Le sénateur Pierre Ouzoulias: la France dans le Caucase dépend totalement de la position de la Russie

La Turquie est devenue une puissance moyenne désinhibée et le cadre du groupe de Minsk est totalement inadapté pour tenter de gérer son surgissement dans le Caucase. Le conflit a montré que la France était totalement dépendante de la position militaire et diplomatique de la Russie”, a déclaré Pierre Ouzoulias, sénateur des Hauts-de-Seine dans une interview exclusive accordée à Caucase de France

CDF – En 2020, nous avons assisté à des relations conflictuelles entre la France et la Turquie. Pensez-vous que la normalisation des relations entre les pays est possible? Comment envisagez-vous le développement des relations entre la France et la Turquie? De quelle manière, à votre avis, les relations entre la France et la Turquie peuvent-elles être réglées?

PO – En 2020, la Turquie a mené des actions militaires agressives aux marges de l’ancien empire ottoman. Son objectif géostratégique revendiqué est de réaffirmer par la force sa tutelle sur ces territoires, qu’elle associe à un passé glorieux dont elle souhaite faire un mythe national mobilisateur. La France, un peu isolée au sein de l’Union européenne, a marqué par son aide diplomatique, politique et militaire à la Grèce sa volonté de ne pas accepter ces provocations et la politique du “fait accompli”.

Les relations de la Turquie, de la France et de l’Union européenne ne peuvent être fondées que sur la négociation, le respect de la souveraineté des États et le multilatéralisme.

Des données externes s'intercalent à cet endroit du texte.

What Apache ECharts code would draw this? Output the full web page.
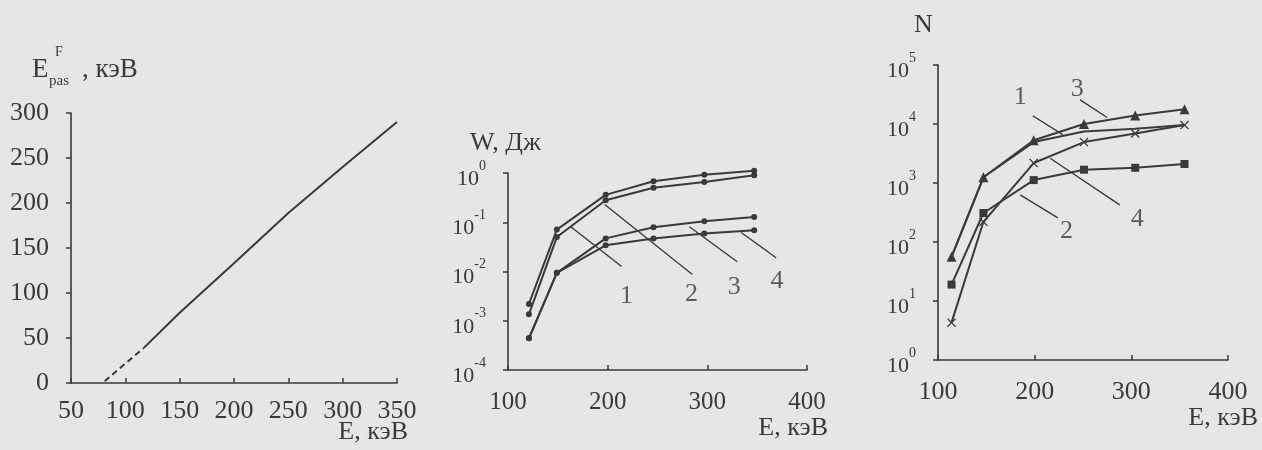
<!DOCTYPE html>
<html>
<head>
<meta charset="utf-8">
<script src="https://cdn.jsdelivr.net/npm/echarts@6/dist/echarts.min.js"></script>
<style>
  html, body { margin: 0; padding: 0; background: #e6e6e4; }
  #main { width: 1262px; height: 450px; }
</style>
</head>
<body>
<div id="main"></div>
<script>
// panel 1: E_pas^F vs E
var epasDashE = [81, 117];
var epasDashV = [2, 39];
var epasE = [117, 150, 200, 250, 300, 350];
var epasV = [39, 78, 133, 189, 240, 290];

// panel 2: W, J (log)
var wE = [121, 149, 198, 246, 297, 347];
var w1 = [0.0022, 0.071, 0.36, 0.68, 0.92, 1.11];
var w2 = [0.00135, 0.050, 0.28, 0.50, 0.66, 0.90];
var w3 = [0.00044, 0.0094, 0.047, 0.079, 0.105, 0.128];
var w4 = [0.00044, 0.0094, 0.034, 0.047, 0.059, 0.069];
// leader lines + numbers (E, W)
var wLeadFrom = [[163, 0.081], [197, 0.229], [282, 0.081], [334, 0.062]];
var wLeadTo = [[214, 0.0126], [285, 0.0087], [330, 0.0158], [369, 0.019]];
var wTagE = [219, 284, 327, 370];
var wTagV = [0.0031, 0.0034, 0.0048, 0.0063];
var wTags = ['1', '2', '3', '4'];

// panel 3: N (log)
var nE = [114, 147, 199, 251, 304, 355];
var n1 = [56, 1250, 4940, 7450, 8300, 9600];
var n2 = [19, 310, 1120, 1680, 1810, 2100];
var n3 = [56, 1250, 5300, 10000, 13900, 17800];
var n4 = [4.3, 220, 2180, 4940, 6900, 9600];
var nLeadFrom = [[198, 13800], [185, 630], [247, 25700], [216, 2630]];
var nLeadTo = [[229, 6600], [224, 257], [275, 12900], [288, 427]];
var nTagE = [185, 233, 244, 306];
var nTagV = [28000, 153, 39000, 245];
var nTags = ['1', '2', '3', '4'];

var FONT = '"Liberation Serif", "DejaVu Serif", serif';
var INK = '#3a3a3a';
var xMark = 'path://M0,1L1,0L5,4L9,0L10,1L6,5L10,9L9,10L5,6L1,10L0,9L4,5Z';

function pairs(xs, ys) {
  var out = [];
  for (var i = 0; i < xs.length; i++) out.push([xs[i], ys[i]]);
  return out;
}

function logLabel() {
  return {
    margin: 22,
    formatter: function(v) {
      return '{b|10}{s|' + Math.round(Math.log10(v)) + '}';
    },
    rich: {
      b: { fontFamily: FONT, fontSize: 22, color: INK, padding: [12, 0, 0, 0] },
      s: { fontFamily: FONT, fontSize: 14, color: INK, padding: [0, 0, 14, 0] }
    }
  };
}

function xAxisOf(idx, min, max, step, margin, size) {
  return {
    type: 'value', gridIndex: idx, min: min, max: max, interval: step,
    axisLine: { lineStyle: { color: INK, width: 1.6 } },
    axisTick: { inside: true, length: 5, lineStyle: { color: INK, width: 1.5 } },
    axisLabel: { fontFamily: FONT, fontSize: size, color: INK, margin: margin },
    splitLine: { show: false }
  };
}

function curve(x, y, data, sym, size) {
  return {
    type: 'line', xAxisIndex: x, yAxisIndex: y, data: data,
    symbol: sym || 'none', symbolSize: size || 0, showSymbol: !!sym,
    clip: false, silent: true, animation: false,
    lineStyle: { color: INK, width: 2 },
    itemStyle: { color: INK }
  };
}

function leaders(x, y, from, to) {
  var list = [];
  for (var i = 0; i < from.length; i++) {
    var s = curve(x, y, [from[i], to[i]]);
    s.lineStyle.width = 1.4;
    list.push(s);
  }
  return list;
}

function tags(x, y, es, vs, txt) {
  var d = [];
  for (var i = 0; i < es.length; i++) d.push({ value: [es[i], vs[i]], name: txt[i] });
  return {
    type: 'scatter', xAxisIndex: x, yAxisIndex: y, data: d, symbolSize: 0,
    silent: true, animation: false,
    label: { show: true, position: 'inside', formatter: '{b}', fontFamily: FONT, fontSize: 26, color: INK }
  };
}

function txt(x, y, s, size, align) {
  return {
    type: 'text', x: x, y: y, silent: true,
    style: {
      text: s, fill: INK, font: size + 'px ' + FONT,
      align: align || 'left', textAlign: align || 'left',
      verticalAlign: 'middle', textVerticalAlign: 'middle'
    }
  };
}

var myChart = echarts.init(document.getElementById('main'));

var series = [];
// panel 1
var dash = curve(0, 0, pairs(epasDashE, epasDashV));
dash.lineStyle.type = [6, 4];
series.push(dash);
series.push(curve(0, 0, pairs(epasE, epasV)));
// panel 2
series.push(curve(1, 1, pairs(wE, w1), 'circle', 6));
series.push(curve(1, 1, pairs(wE, w2), 'circle', 6));
series.push(curve(1, 1, pairs(wE, w3), 'circle', 6));
series.push(curve(1, 1, pairs(wE, w4), 'circle', 6));
series = series.concat(leaders(1, 1, wLeadFrom, wLeadTo));
series.push(tags(1, 1, wTagE, wTagV, wTags));
// panel 3
series.push(curve(2, 2, pairs(nE, n1)));
series.push(curve(2, 2, pairs(nE, n2), 'rect', 8));
series.push(curve(2, 2, pairs(nE, n3), 'triangle', 10));
series.push(curve(2, 2, pairs(nE, n4), xMark, 9));
series = series.concat(leaders(2, 2, nLeadFrom, nLeadTo));
series.push(tags(2, 2, nTagE, nTagV, nTags));

var option = {
  backgroundColor: '#e6e6e4',
  animation: false,
  grid: [
    { left: 71, top: 113, width: 326, height: 270 },
    { left: 508, top: 173, width: 299, height: 197 },
    { left: 938, top: 65, width: 290, height: 295 }
  ],
  xAxis: [
    xAxisOf(0, 50, 350, 50, 15, 26),
    xAxisOf(1, 100, 400, 100, 20, 25),
    xAxisOf(2, 100, 400, 100, 19, 26)
  ],
  yAxis: [
    {
      type: 'value', gridIndex: 0, min: 0, max: 300, interval: 50,
      axisLine: { show: true, lineStyle: { color: INK, width: 1.6 } },
      axisTick: { show: true, length: 5, lineStyle: { color: INK, width: 1.5 } },
      axisLabel: { fontFamily: FONT, fontSize: 26, color: INK, margin: 22 },
      splitLine: { show: false }
    },
    {
      type: 'log', logBase: 10, gridIndex: 1, min: 0.0001, max: 1,
      axisLine: { show: true, lineStyle: { color: INK, width: 1.6 } },
      axisTick: { show: true, length: 5, lineStyle: { color: INK, width: 1.5 } },
      axisLabel: logLabel(),
      splitLine: { show: false }
    },
    {
      type: 'log', logBase: 10, gridIndex: 2, min: 1, max: 100000,
      axisLine: { show: true, lineStyle: { color: INK, width: 1.6 } },
      axisTick: { show: true, length: 5, lineStyle: { color: INK, width: 1.5 } },
      axisLabel: logLabel(),
      splitLine: { show: false }
    }
  ],
  graphic: [
    // panel 1 titles
    txt(32, 70, 'E', 27),
    txt(55, 52, 'F', 14),
    txt(49, 81, 'pas', 15),
    txt(82, 70, ', кэВ', 27),
    txt(408, 432, 'E, кэВ', 26, 'right'),
    // panel 2 titles
    txt(470, 143, 'W, Дж', 26),
    txt(828, 428, 'E, кэВ', 26, 'right'),
    // panel 3 titles
    txt(914, 25, 'N', 26),
    txt(1258, 418, 'E, кэВ', 26, 'right')
  ],
  series: series
};
myChart.setOption(option);
</script>
</body>
</html>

Il revient à la Turquie, et uniquement à elle, de montrer qu’elle souhaite pour l’avenir respecter ces principes.

Enfin, l’attitude très belliciste de la Turquie contre un des membres de l’OTAN a montré le caractère totalement artificiel de cette alliance qui ne survivra pas au désengagement des États-Unis de la région.

– On voudrait connaître votre point de vue sur le conflit du Haut-Karabakh et le rôle de la France dans ce conflit. A votre avis, la France ne s’inquiète-t-elle pas du rapprochement de l’Azerbaïdjan et de l’Arménie avec la Russie, qui est devenue le médiateur principal entre les deux pays dans le conflit?

La guerre totale menée par l’Azerbaïdjan contre la République d’Artsakh a surpris de nombreux observateurs qui ont pris conscience de la capacité de la Turquie à s’engager directement, et indirectement par le recours à des supplétifs syriens, dans un conflit régional. La Turquie est devenue une puissance moyenne désinhibée et le cadre du groupe de Minsk est totalement inadapté pour tenter de gérer son surgissement dans le Caucase. Le conflit a montré que la France était totalement dépendante de la position militaire et diplomatique de la Russie.

– D’après vous, la France n’a-t-elle pas peur de perdre un partenaire économiquement attractif comme l’Azerbaïdjan, en soutenant l’Arménie?

Les relations internationales ne sont pas uniquement dictées par des intérêts commerciaux. La France partage avec l’Arménie une grande partie de son histoire moderne. Ces deux peuples restent unis par les mêmes idéaux de liberté, de justice et souhaitent maintenir vivant le souvenir du génocide arménien comme un exemple, pour les générations futures, des conséquences du nationalisme et de la haine de l’Autre.

J’observe que les efforts très importants consentis par l’Azerbaïdjan pour tenter, en France, de dénouer ces liens n’ont pas réussi à ce que le Parlement demande au Gouvernement français la reconnaissance de la République d’Artsakh. Au Sénat, la résolution de reconnaissance a recueilli une très large majorité de 305 suffrages pour et un suffrage contre.

– Certains pays européens prévoient de participer à des projets conjoints avec l’Azerbaïdjan dans les territoires du Haut-Karabakh libérés de l’occupation arménienne. Pensez-vous que la France et l’Azerbaïdjan auront des projets communs?

Le Haut-Karabakh a proclamé son indépendance dans le cadre d’un processus démocratique et conforme au droit de l’époque. Le parti communiste français, auquel j’appartiens, a reconnu cette indépendance. Je pense donc que l’état de l’Azerbaïdjan dans la République d’Artsakh est celui d’une armée d’occupation. Les devoirs de l’Azerbaïdjan dans les territoires occupés de la République d’Artsakh obéissent au jus ad bellum et à toutes les conventions internationales en vigueur et plus particulièrement la IVe Convention de Genève (CG IV, art. 27-34 et 47-78).

Il appartient donc à l’Azerbaïdjan de préciser comment elle souhaite respecter ces conventions. En tant que vice-président de la commission de la culture du Sénat, je veillerai particulièrement au respect de la clause de cette convention qui concerne la préservation des biens culturels.